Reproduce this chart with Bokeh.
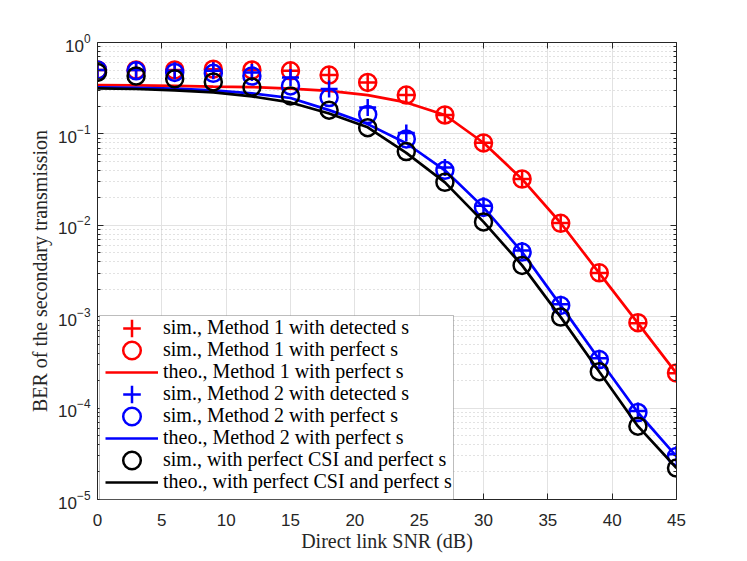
from bokeh.plotting import figure
from bokeh.models import (Range1d, LinearAxis, LogAxis, FixedTicker, Legend, LegendItem,
                          BoxAnnotation, CustomJSTickFormatter)
from bokeh.embed import file_html
from bokeh.resources import INLINE

# ---------------- data ----------------
snr = [0, 3, 6, 9, 12, 15, 18, 21, 24, 27, 30, 33, 36, 39, 42, 45]

m1_detected = [0.50, 0.50, 0.50, 0.51, 0.50, 0.49, 0.44, 0.365, 0.266, 0.161, 0.080,
               0.0322, 0.0106, 0.0030, 0.00085, 0.00024]
m1_perfect = [0.50, 0.50, 0.50, 0.51, 0.50, 0.49, 0.44, 0.366, 0.266, 0.161, 0.0797,
              0.0321, 0.0105, 0.00302, 0.00086, 0.000242]
m1_theory = [0.342, 0.339, 0.335, 0.329, 0.325, 0.313, 0.296, 0.266, 0.221, 0.161, 0.080,
             0.032, 0.0106, 0.0030, 0.00085, 0.00024]

m2_detected = [0.50, 0.50, 0.49, 0.49, 0.47, 0.415, 0.31, 0.195, 0.102, 0.043, 0.0164,
               0.0053, 0.00137, 0.00035, 0.000093, 0.0000313]
m2_perfect = [0.50, 0.49, 0.47, 0.46, 0.43, 0.335, 0.25, 0.163, 0.088, 0.040, 0.0157,
              0.0051, 0.00133, 0.00034, 0.0000895, 0.0000296]
m2_theory = [0.323, 0.320, 0.313, 0.300, 0.277, 0.247, 0.182, 0.128, 0.079, 0.040, 0.0157,
             0.0051, 0.00133, 0.00034, 0.0000895, 0.0000296]

csi_perfect = [0.47, 0.43, 0.40, 0.37, 0.325, 0.26, 0.182, 0.117, 0.064, 0.0295, 0.0109,
               0.00364, 0.00099, 0.00025, 0.0000634, 0.0000221]
csi_theory = [0.315, 0.310, 0.300, 0.284, 0.257, 0.221, 0.167, 0.118, 0.062, 0.0295, 0.0109,
              0.00364, 0.00099, 0.00025, 0.0000634, 0.0000221]

x_ticks = [0, 5, 10, 15, 20, 25, 30, 35, 40, 45]
y_ticks = [1e-5, 1e-4, 1e-3, 1e-2, 1e-1, 1]
y_minor = [m * 10.0 ** e for e in range(-5, 0) for m in range(2, 10)]

labels = [
    "sim., Method 1 with detected s",
    "sim., Method 1 with perfect s",
    "theo., Method 1 with perfect s",
    "sim., Method 2 with detected s",
    "sim., Method 2 with perfect s",
    "theo., Method 2 with perfect s",
    "sim., with perfect CSI and perfect s",
    "theo., with perfect CSI and perfect s",
]

# ---------------- figure ----------------
AX = "#262626"
p = figure(width=745, height=559, output_backend="svg", toolbar_location=None,
           x_range=Range1d(0, 45), y_range=Range1d(1e-5, 1), y_axis_type="log",
           min_border_left=97, min_border_right=69, min_border_top=42, min_border_bottom=60,
           background_fill_color="white", border_fill_color="white")
p.outline_line_color = None

xt = FixedTicker(ticks=x_ticks)
yt = FixedTicker(ticks=y_ticks, minor_ticks=y_minor)

p.xaxis.ticker = xt
p.yaxis.ticker = yt
p.xgrid.ticker = xt
p.ygrid.ticker = yt

for ax in (p.xaxis[0], p.yaxis[0]):
    ax.major_label_text_font = "Liberation Sans"
    ax.major_label_text_font_size = "17px"
    ax.major_label_text_color = AX
    ax.axis_line_color = AX
    ax.major_tick_line_color = AX
    ax.minor_tick_line_color = AX
    ax.major_tick_in = 6
    ax.major_tick_out = 0
    ax.minor_tick_in = 3
    ax.minor_tick_out = 0
    ax.axis_label_text_font = "Liberation Serif"
    ax.axis_label_text_font_size = "20px"
    ax.axis_label_text_font_style = "normal"
    ax.axis_label_text_color = AX

p.xaxis.axis_label = "Direct link SNR (dB)"
p.yaxis.axis_label = "BER of the secondary transmission"
p.xaxis.major_label_standoff = 14
p.xaxis.axis_label_standoff = 1
p.yaxis.major_label_standoff = 7
p.yaxis.axis_label_standoff = 4

blank = CustomJSTickFormatter(code="return ''")
top = LinearAxis(ticker=xt, formatter=blank, major_tick_in=6, major_tick_out=0,
                 axis_line_color=AX, major_tick_line_color=AX, minor_tick_line_color=None)
right = LogAxis(ticker=yt, formatter=blank, major_tick_in=6, major_tick_out=0,
                minor_tick_in=3, minor_tick_out=0,
                axis_line_color=AX, major_tick_line_color=AX, minor_tick_line_color=AX)
p.add_layout(top, "above")
p.add_layout(right, "right")

p.xgrid.grid_line_color = "#e2e2e2"
p.ygrid.grid_line_color = "#e2e2e2"
p.ygrid.minor_grid_line_color = "#c4c4c4"
p.ygrid.minor_grid_line_dash = "1 3"

# ---------------- series ----------------
MS = 17
MW = 2.5
LW = 2.7
r1 = p.scatter(snr, m1_detected, marker="cross", size=MS, line_color="red", line_width=MW)
r2 = p.scatter(snr, m1_perfect, marker="circle", size=MS, line_color="red", fill_color=None, line_width=MW)
r3 = p.line(snr, m1_theory, line_color="red", line_width=LW)
r4 = p.scatter(snr, m2_detected, marker="cross", size=MS, line_color="blue", line_width=MW)
r5 = p.scatter(snr, m2_perfect, marker="circle", size=MS, line_color="blue", fill_color=None, line_width=MW)
r6 = p.line(snr, m2_theory, line_color="blue", line_width=LW)
r7 = p.scatter(snr, csi_perfect, marker="circle", size=MS, line_color="black", fill_color=None, line_width=MW)
r8 = p.line(snr, csi_theory, line_color="black", line_width=LW)
renderers = [r1, r2, r3, r4, r5, r6, r7, r8]

# ---------------- legend ----------------
box = BoxAnnotation(left=2, right=356, bottom=0, top=184,
                    left_units="screen", right_units="screen",
                    top_units="screen", bottom_units="screen",
                    fill_color="white", fill_alpha=1.0, line_color=AX, line_width=1)
p.add_layout(box)

# two interleaved legends give 22 px row pitch with full-size markers
def make_legend(idx, loc):
    items = [LegendItem(label=labels[i], renderers=[renderers[i]]) for i in idx]
    return Legend(items=items, location=loc, glyph_width=53, glyph_height=44,
                  spacing=0, padding=0, margin=0, label_standoff=5, label_height=22,
                  background_fill_alpha=0, border_line_color=None,
                  label_text_font="Liberation Serif", label_text_font_size="20px",
                  label_text_color="black")

p.add_layout(make_legend([0, 2, 4, 6], (8, 17.5)))
p.add_layout(make_legend([1, 3, 5, 7], (8, -4.5)))

open("out.html", "w").write(file_html(p, INLINE))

### TO BE DONE
Leave out the pictures and restate, word for word, the lines from the top of the data through the line containing "from bokeh.resources import INLINE", both included.

### EXERCISE ANSWER
Reproduce this chart with Bokeh.
from bokeh.plotting import figure
from bokeh.models import (Range1d, LinearAxis, LogAxis, FixedTicker, Legend, LegendItem,
                          BoxAnnotation, CustomJSTickFormatter)
from bokeh.embed import file_html
from bokeh.resources import INLINE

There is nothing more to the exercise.